Include in the output only the lines from the opening of the records through the line containing "blue = '#9aaac6'", each printed exactly; pictures are omitted.
-*-*-
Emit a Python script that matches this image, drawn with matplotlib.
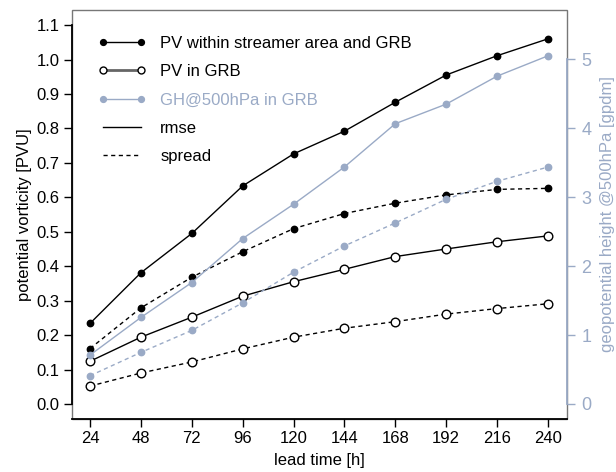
import numpy as np
import matplotlib
matplotlib.use("Agg")
import matplotlib.pyplot as plt
from matplotlib.lines import Line2D
from matplotlib.patches import Rectangle

plt.rcParams['font.family'] = ['Liberation Sans', 'DejaVu Sans']

lead = [24, 48, 72, 96, 120, 144, 168, 192, 216, 240]

# PV within streamer area and GRB [PVU]
pv_str_rmse = [0.234, 0.381, 0.495, 0.633, 0.726, 0.792, 0.876, 0.955, 1.011, 1.060]
pv_str_spread = [0.161, 0.279, 0.368, 0.442, 0.509, 0.553, 0.583, 0.607, 0.623, 0.626]
# PV in GRB [PVU]
pv_grb_rmse = [0.124, 0.194, 0.252, 0.313, 0.355, 0.391, 0.428, 0.450, 0.471, 0.488]
pv_grb_spread = [0.052, 0.090, 0.122, 0.160, 0.194, 0.220, 0.239, 0.261, 0.277, 0.291]
# GH@500hPa in GRB [gpdm]
gh_rmse = [0.71, 1.256, 1.763, 2.401, 2.899, 3.44, 4.068, 4.352, 4.758, 5.053]
gh_spread = [0.41, 0.749, 1.068, 1.468, 1.913, 2.294, 2.628, 2.971, 3.232, 3.439]

pv_ticks = [0.0, 0.1, 0.2, 0.3, 0.4, 0.5, 0.6, 0.7, 0.8, 0.9, 1.0, 1.1]
gh_ticks = [0, 1, 2, 3, 4, 5]

blue = '#9aaac6'

fig = plt.figure(figsize=(6.16, 4.72), dpi=100)
ax = fig.add_axes([0.1169, 0.1123, 0.8036, 0.8665])
ax2 = ax.twinx()

lw = 1.0
dsh = (3, 2.5)
ax.plot(lead, pv_str_rmse, '-', color='k', lw=lw, marker='o', ms=4.6, mfc='k', mec='k')
ax.plot(lead, pv_str_spread, '--', color='k', lw=lw, marker='o', ms=4.6, mfc='k', mec='k', dashes=dsh)
ax.plot(lead, pv_grb_rmse, '-', color='k', lw=lw, marker='o', ms=6.2, mfc='white', mec='k', mew=1.0)
ax.plot(lead, pv_grb_spread, '--', color='k', lw=lw, marker='o', ms=6.2, mfc='white', mec='k', mew=1.0, dashes=dsh)
ax2.plot(lead, gh_rmse, '-', color=blue, lw=lw, marker='o', ms=4.6, mfc=blue, mec=blue)
ax2.plot(lead, gh_spread, '--', color=blue, lw=lw, marker='o', ms=4.6, mfc=blue, mec=blue, dashes=dsh)

ax.set_xlim(15.5, 249)
ax.set_ylim(-0.0435, 1.1437)
ax2.set_ylim(-0.2177, 5.718)
ax.set_xticks(lead)
ax.set_yticks(pv_ticks)
ax.set_yticklabels([f"{v:.1f}" for v in pv_ticks])
ax2.set_yticks(gh_ticks)

for s in ['top', 'left', 'right', 'bottom']:
    ax.spines[s].set_visible(False)
    ax2.spines[s].set_visible(False)
ax.add_patch(Rectangle((0, 0), 1, 1, transform=ax.transAxes, fill=False,
                       edgecolor='#777777', lw=1.0, clip_on=False, zorder=0))
ax.spines['left'].set_visible(True)
ax.spines['left'].set_bounds(0, 1.1)
ax.spines['left'].set_linewidth(1.3)
ax.spines['bottom'].set_visible(True)
ax.spines['bottom'].set_linewidth(1.3)
ax2.spines['right'].set_visible(True)
ax2.spines['right'].set_color(blue)
ax2.spines['right'].set_bounds(0, 5)
ax2.spines['right'].set_linewidth(1.3)

ax.tick_params(axis='both', direction='out', length=6, width=1.0, labelsize=12, pad=3)
ax2.tick_params(axis='y', direction='out', length=5.5, width=1.0, labelsize=13,
                colors=blue, pad=5)

ax.set_xlabel('lead time [h]', fontsize=12, labelpad=5)
ax.set_ylabel('potential vorticity [PVU]', fontsize=12, labelpad=3)
ax2.set_ylabel('geopotential height @500hPa [gpdm]', fontsize=12, color=blue, labelpad=6)

handles = [
    Line2D([], [], color='k', lw=lw, marker='o', ms=4.2, mfc='k', mec='k'),
    Line2D([], [], color='#666666', lw=2, marker='o', ms=5, mfc='white', mec='k'),
    Line2D([], [], color=blue, lw=lw, marker='o', ms=4.2, mfc=blue, mec=blue),
    Line2D([], [], color='k', lw=lw),
    Line2D([], [], color='k', lw=lw, ls='--', dashes=dsh),
]
labels = ['PV within streamer area and GRB', 'PV in GRB', 'GH@500hPa in GRB', 'rmse', 'spread']
leg = ax.legend(handles, labels, loc='upper left', frameon=False, fontsize=12,
                numpoints=2, handlelength=2.9, handletextpad=0.84, labelspacing=0.8,
                borderaxespad=0.0, bbox_to_anchor=(0.039, 0.953))
leg.get_texts()[2].set_color(blue)

fig.savefig('out.png', dpi=100)
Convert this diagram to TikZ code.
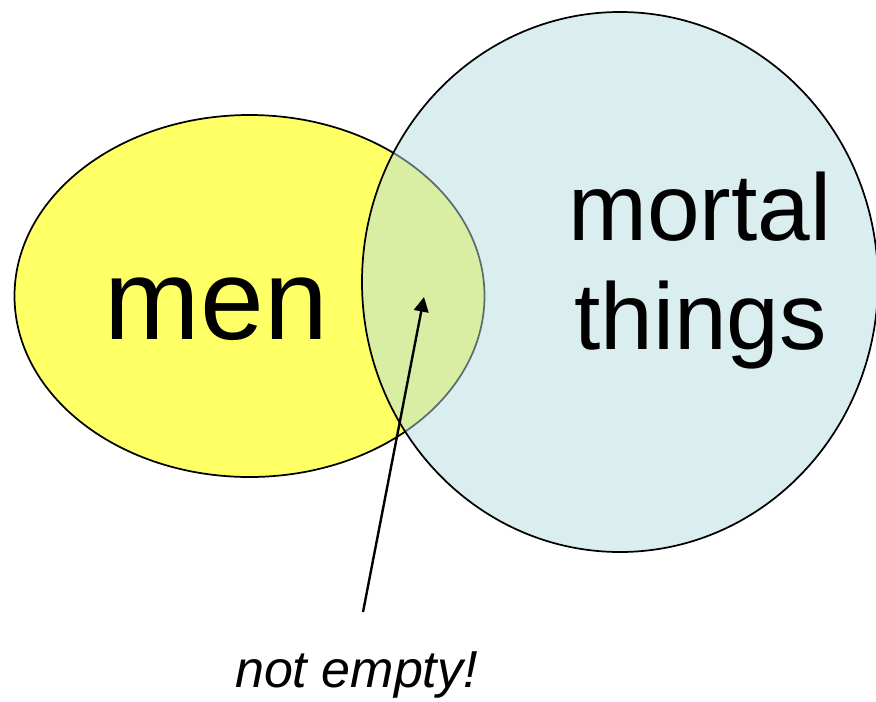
\documentclass[tikz,border=0pt]{standalone}
\usepackage{fontspec}
\setmainfont{Liberation Sans}
\usetikzlibrary{shapes.geometric,arrows.meta}
\definecolor{menyellow}{RGB}{255,255,102}
\definecolor{mortalblue}{RGB}{181,221,225}

\begin{document}
\begin{tikzpicture}[x=0.75pt, y=-0.75pt]
  \useasboundingbox (0,0) rectangle (876,701);
  % Sets
  \node[draw, ellipse, line width=1.3pt, fill=menyellow, inner sep=0pt, minimum width=352.5pt, minimum height=271.5pt] (men) at (249.5,296) {};
  \node[draw, ellipse, line width=1.3pt, fill=mortalblue, fill opacity=0.5, inner sep=0pt, minimum width=387pt, minimum height=405pt] (mortal) at (620,282) {};

  % Labels
  \node[anchor=base, font=\fontsize{86}{94}\selectfont] (menlabel) at (216.5,339) {men};
  \node[anchor=base, font=\fontsize{71}{78}\selectfont] (mortallabel) at (700,240) {mortal};
  \node[anchor=base, font=\fontsize{71}{78}\selectfont] (thingslabel) at (700.5,349) {things};
  \node[anchor=base, font=\fontsize{39}{43}\selectfont\itshape] (note) at (356.5,687) {not empty!};

  % Arrow
  \coordinate (tail) at (363,612);
  \coordinate (tip) at (424,297);
  \draw[-{Triangle[length=11pt,width=11pt]}, line width=1.8pt] (tail) -- (tip);
\end{tikzpicture}
\end{document}
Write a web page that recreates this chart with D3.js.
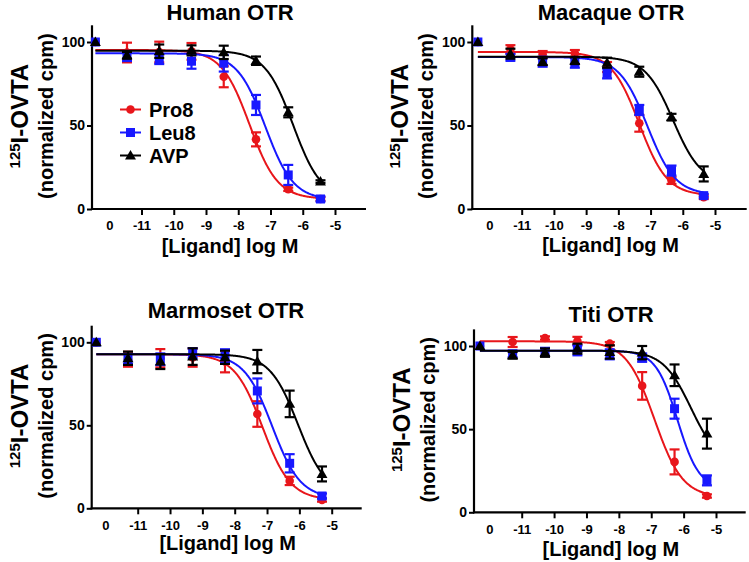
<!DOCTYPE html>
<html><head><meta charset="utf-8">
<script src="https://cdn.jsdelivr.net/npm/d3@7"></script>
<style>
body{margin:0;background:#fff}
svg{display:block}
text{font-family:"Liberation Sans",Arial,Helvetica,sans-serif;font-weight:bold;fill:#000}
</style>
</head><body>
<svg id="chart" width="749" height="562"></svg>
<script>
// ---------------- data ----------------
const panelTitles = ["Human OTR", "Macaque OTR", "Marmoset OTR", "Titi OTR"];
const seriesNames = ["Pro8", "Leu8", "AVP"];
const seriesColors = ["#e8161b", "#1818ff", "#000000"];
const xTickValues = [-12, -11, -10, -9, -8, -7, -6, -5];
const xTickLabels = ["0", "-11", "-10", "-9", "-8", "-7", "-6", "-5"];
const yTickValues = [0, 50, 100];
const xAxisLabel = "[Ligand] log M";

// control (no ligand) position and dose positions (log M) per panel
const controlLogM = [-12.43, -12.36, -12.28, -12.29];
const humanDoses = [-11.45, -10.45, -9.45, -8.45, -7.45, -6.45, -5.45];
const macaqueDoses = [-11.35, -10.35, -9.35, -8.35, -7.35, -6.35, -5.35];
const marmosetDoses = [-11.3, -10.3, -9.3, -8.3, -7.3, -6.3, -5.3];
const titiDoses = [-11.28, -10.28, -9.28, -8.28, -7.28, -6.28, -5.28];

// control values [Pro8, Leu8, AVP]
const humanControl = [100, 100, 100];
const macaqueControl = [100, 100, 100];
const marmosetControl = [100, 100, 100];
const titiControl = [100, 100, 100];

// means: rows Pro8, Leu8, AVP
const humanMean = [
  [93.7, 94, 94.4, 79.2, 41.7, 11.8, 6],
  [91.6, 89.8, 88.5, 87.3, 62.3, 20.4, 6],
  [92, 94.5, 95, 93.8, 88.8, 57.9, 16.4]
];
const humanSEM = [
  [5.9, 6.2, 5, 6.3, 4.2, 1, 1],
  [3, 3, 4.5, 5, 6, 6, 1.5],
  [2, 4, 3, 4, 2.5, 3, 0.8]
];
const macaqueMean = [
  [95.6, 92.6, 93.2, 85, 51.3, 17, 7],
  [90.8, 88.2, 87.6, 81.2, 59.3, 23, 8],
  [93, 88.2, 88.8, 87.6, 82.2, 55, 21]
];
const macaqueSEM = [
  [2.5, 2, 2, 3, 5, 2, 1],
  [2, 3, 3, 3, 3, 3, 1],
  [3, 2, 2, 3, 3, 2, 4.5]
];
const marmosetMean = [
  [89.8, 90.4, 90.8, 88.4, 56.8, 16.5, 5],
  [90, 89.8, 93.4, 91.8, 70.7, 27.1, 7.4],
  [90.4, 88.4, 91.4, 91, 88.4, 62.9, 20.7]
];
const marmosetSEM = [
  [4.5, 5.5, 5.5, 6.5, 7.7, 2.5, 1],
  [3, 3.5, 3, 4, 7.5, 5.5, 1.5],
  [4, 4.5, 5, 4, 7, 8, 4.5]
];
const titiMean = [
  [102.4, 104.8, 103, 101.4, 76, 30.3, 9.8],
  [95.2, 96.4, 97.4, 95, 93, 62.3, 19.2],
  [94.4, 96, 98.4, 96.4, 96, 82.4, 47.3]
];
const titiSEM = [
  [3, 1, 2.5, 1, 8.3, 7.5, 1],
  [2, 2.5, 3, 3, 2.5, 6, 3],
  [2, 2.5, 3, 4, 4, 6.5, 9]
];

// fitted curves [top, bottom, logIC50, hill]
const humanFit = [[95.2, 6, -7.65, 1], [93.2, 5.5, -7.16, 1], [94.8, 6, -6.30, 1]];
const macaqueFit = [[94, 8, -7.35, 1], [91, 8.5, -7.1, 1], [91.2, 15, -6.30, 1]];
const marmosetFit = [[92.8, 5, -7.14, 1], [92.8, 6, -6.84, 1], [92.8, 8, -6.04, 1]];
const titiFit = [[102.8, 9, -6.9, 1], [97.2, 14, -6.19, 1.3], [97.2, 28, -5.77, 1]];

// ---------------- layout (pixels) ----------------
const layout = [
  {axisX: 92,    x11: 141.5, x5: 335,   right: 366,   y0: 209,   y100: 42,  titleX: 230, titleY: 20,  xlabY: 253},
  {axisX: 472.3, x11: 521.7, x5: 715,   right: 746.7, y0: 209,   y100: 42,  titleX: 611, titleY: 20,  xlabY: 252},
  {axisX: 91.7,  x11: 137.7, x5: 331.7, right: 361.7, y0: 508.3, y100: 342.3, titleX: 226, titleY: 318, xlabY: 550},
  {axisX: 474,   x11: 521.7, x5: 716,   right: 745.7, y0: 512.3, y100: 346, titleX: 611, titleY: 322, xlabY: 556}
];

const panelData = [
  {doses: humanDoses, control: humanControl, mean: humanMean, sem: humanSEM, fit: humanFit},
  {doses: macaqueDoses, control: macaqueControl, mean: macaqueMean, sem: macaqueSEM, fit: macaqueFit},
  {doses: marmosetDoses, control: marmosetControl, mean: marmosetMean, sem: marmosetSEM, fit: marmosetFit},
  {doses: titiDoses, control: titiControl, mean: titiMean, sem: titiSEM, fit: titiFit}
];

const svg = d3.select("#chart");
const yMax = 110;
const FONT = "'Liberation Sans',Arial,sans-serif";

function marker(g, type, x, y, color) {
  if (type === 0) {
    g.append("circle").attr("cx", x).attr("cy", y).attr("r", 4.3).attr("fill", color);
  } else if (type === 1) {
    g.append("rect").attr("x", x - 4.5).attr("y", y - 4.5).attr("width", 9).attr("height", 9).attr("fill", color);
  } else {
    g.append("path").attr("d", d3.symbol(d3.symbolTriangle, 52)()).attr("transform", `translate(${x},${y + 0.8})`).attr("fill", color);
  }
}

panelData.forEach((pd, pi) => {
  const L = layout[pi];
  const x = d3.scaleLinear().domain([-11, -5]).range([L.x11, L.x5]);
  const y = d3.scaleLinear().domain([0, 100]).range([L.y0, L.y100]);
  const g = svg.append("g");

  // title
  g.append("text").attr("x", L.titleX).attr("y", L.titleY).attr("text-anchor", "middle")
    .style("font-size", "22px").text(panelTitles[pi]);

  // y axis
  const yAxis = d3.axisLeft(y).tickValues(yTickValues).tickSize(5).tickPadding(2).tickFormat(d3.format("d"));
  const ya = g.append("g").attr("transform", `translate(${L.axisX},0)`).call(yAxis);
  ya.select(".domain").remove();
  ya.selectAll(".tick line").attr("stroke", "#000").attr("stroke-width", 2);
  ya.selectAll(".tick text").style("font-size", "14px").style("font-family", FONT).style("font-weight", "bold");
  g.append("line").attr("x1", L.axisX).attr("x2", L.axisX).attr("y1", y(yMax)).attr("y2", L.y0 + 1)
    .attr("stroke", "#000").attr("stroke-width", 2.2);

  // x axis
  const xAxis = d3.axisBottom(x).tickValues(xTickValues).tickSize(6).tickPadding(6)
    .tickFormat((d, i) => xTickLabels[i]);
  const xa = g.append("g").attr("transform", `translate(0,${L.y0})`).call(xAxis);
  xa.select(".domain").remove();
  xa.selectAll(".tick line").attr("stroke", "#000").attr("stroke-width", 2)
    .attr("display", d => d === -12 ? "none" : null);
  xa.selectAll(".tick text").style("font-size", "13px").style("font-family", FONT).style("font-weight", "bold");
  g.append("line").attr("x1", L.axisX - 1).attr("x2", L.right).attr("y1", L.y0).attr("y2", L.y0)
    .attr("stroke", "#000").attr("stroke-width", 2.2);

  // x label
  g.append("text").attr("x", (L.axisX + L.right) / 2 + 1).attr("y", L.xlabY).attr("text-anchor", "middle")
    .style("font-size", "20px").text(xAxisLabel);

  // y label (two lines, rotated)
  const cy = (y(yMax) + L.y0) / 2 - 1;
  const t1 = g.append("text").attr("transform", `translate(${L.axisX - 64},${cy}) rotate(-90)`)
    .attr("text-anchor", "middle").style("font-size", "24px");
  t1.append("tspan").text("125").style("font-size", "15px").attr("dy", "-8");
  t1.append("tspan").text("I-OVTA").attr("dy", "8");
  g.append("text").attr("transform", `translate(${L.axisX - 39},${cy}) rotate(-90)`)
    .attr("text-anchor", "middle").style("font-size", "20px").text("(normalized cpm)");

  // series
  seriesNames.forEach((name, si) => {
    const color = seriesColors[si];
    const sg = g.append("g");
    const f = pd.fit[si];
    const xs = d3.range(controlLogM[pi], pd.doses[pd.doses.length - 1] + 0.001, 0.02);
    const line = d3.line().x(d => x(d)).y(d => y(f[1] + (f[0] - f[1]) / (1 + Math.pow(10, f[3] * (d - f[2])))));
    sg.append("path").attr("d", line(xs)).attr("fill", "none").attr("stroke", color).attr("stroke-width", 2);

    // error bars
    pd.doses.forEach((dx, k) => {
      const m = pd.mean[si][k], e = pd.sem[si][k];
      const px = x(dx);
      sg.append("line").attr("x1", px).attr("x2", px).attr("y1", y(m - e)).attr("y2", y(m + e))
        .attr("stroke", color).attr("stroke-width", 2.2);
      [m - e, m + e].forEach(v => {
        sg.append("line").attr("x1", px - 5).attr("x2", px + 5).attr("y1", y(v)).attr("y2", y(v))
          .attr("stroke", color).attr("stroke-width", 2.2);
      });
    });
    // markers
    marker(sg, si, x(controlLogM[pi]), y(pd.control[si]), color);
    pd.doses.forEach((dx, k) => marker(sg, si, x(dx), y(pd.mean[si][k]), color));
  });

  // legend (first panel only)
  if (pi === 0) {
    const lg = g.append("g");
    const legY = [109.5, 132.5, 155.5];
    seriesNames.forEach((name, si) => {
      lg.append("line").attr("x1", 120).attr("x2", 141).attr("y1", legY[si]).attr("y2", legY[si])
        .attr("stroke", seriesColors[si]).attr("stroke-width", 2);
      marker(lg, si, 130.5, legY[si], seriesColors[si]);
      lg.append("text").attr("x", 149).attr("y", legY[si] + 7.5).style("font-size", "20px").text(name);
    });
  }
});
</script>
</body></html>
-*-*-
→ Answer to the problem:
Emit a Python script that matches this image, drawn with matplotlib.
import numpy as np
import matplotlib
matplotlib.use("Agg")
import matplotlib.pyplot as plt
from matplotlib.lines import Line2D
from matplotlib.patches import Rectangle

plt.rcParams['font.family'] = ['Liberation Sans', 'DejaVu Sans']

lead = [24, 48, 72, 96, 120, 144, 168, 192, 216, 240]

# PV within streamer area and GRB [PVU]
pv_str_rmse = [0.234, 0.381, 0.495, 0.633, 0.726, 0.792, 0.876, 0.955, 1.011, 1.060]
pv_str_spread = [0.161, 0.279, 0.368, 0.442, 0.509, 0.553, 0.583, 0.607, 0.623, 0.626]
# PV in GRB [PVU]
pv_grb_rmse = [0.124, 0.194, 0.252, 0.313, 0.355, 0.391, 0.428, 0.450, 0.471, 0.488]
pv_grb_spread = [0.052, 0.090, 0.122, 0.160, 0.194, 0.220, 0.239, 0.261, 0.277, 0.291]
# GH@500hPa in GRB [gpdm]
gh_rmse = [0.71, 1.256, 1.763, 2.401, 2.899, 3.44, 4.068, 4.352, 4.758, 5.053]
gh_spread = [0.41, 0.749, 1.068, 1.468, 1.913, 2.294, 2.628, 2.971, 3.232, 3.439]

pv_ticks = [0.0, 0.1, 0.2, 0.3, 0.4, 0.5, 0.6, 0.7, 0.8, 0.9, 1.0, 1.1]
gh_ticks = [0, 1, 2, 3, 4, 5]

blue = '#9aaac6'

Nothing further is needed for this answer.